Identification Images (0)

Monument Types

  • SUSPENSION BRIDGE (Post Medieval - 1540 AD to 1900 AD)

Description

At New Sedgwick, although the main entrance to the works was always at the southern end of the site, initially employees coming from the Natland and Kendal areas to the north and north east may have entered the site at its northern end (see section 6.2.7 above). Apart from the ford across the Kent at the south end of the Old Sedgwick Gunpowder Works, the nearest bridge giving access from the east bank of the Kent to the southern end of New Sedgwick was situated lower down the river at Basingill (Force Bridge). This was an inconvenient location for northern workers and their use of the bridge would have necessitated a lengthy detour. All this changed when the Sedgwick Gunpowder Company Ltd. built a new footbridge across the river immediately beyond the southern entrance. The footbridge is not shown on the first edition OS 25” map (surveyed 1857) but is marked on the1859/1860 sketch maps; on one with a date of 1859 it is labelled ‘New Wood Bridge’ (CRO(K) WQ/A/H/15) (Fig 6). In the first few years a public footpath ran through the works, an unsatisfactory and dangerous state of affairs. The bridge may have been built both to discourage the public from walking through the works and also to ensure that all employees came in at a single point of entry for searching, clocking in etc. In January 1860, following a decision taken at the Kendal Quarter Sessions (CRO(K) WQ/O/15), the works part of the footpath was legally closed and re-routed along the east bank of the river via the footbridge. The latter was swept away in October 1874 during a flood (Westmorland Gazette, 7 August 1875). The bridge was rebuilt (work probably started soon after the flood) by Francis James Willacy as a suspension bridge which (according to his great grandson (David Willacy)) is believed to contain suspension rods reused from an earlier bridge in Scotland. The suspension bridge may have been better suited to the wide river crossing and thus less vulnerable to damage than the earlier wooden bridge. By 1982 the suspension bridge was in need of restoration and this was undertaken in 1988; on reopening in April 1989, the ribbon across the bridge was cut by Mrs Thomas Hornyold-Strickland of Sizergh Castle (Westmorland Gazette, 14 April 1989).

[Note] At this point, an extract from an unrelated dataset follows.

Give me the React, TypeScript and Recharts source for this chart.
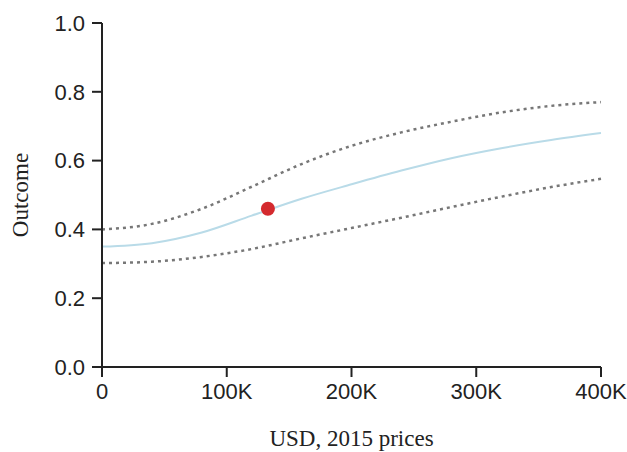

At the southern entrance of the works a high stone cross-wall extended between the main entrance gate and the riverside ensuring that workers had to pass through either the main gate or a smaller doorway in the wall to the south of the former. The path to the doorway was revetted on its eastern side. Searching would not necessarily involve a dedicated building - none are shown on maps - although a later extension to the gate house (see this section below) might have also been used for this purpose (English Heritage 2003).

References

  • SNA64579 - Report: Oxford Archaeology North. 2011. Historic Landscape Survey of the Sizergh Estate.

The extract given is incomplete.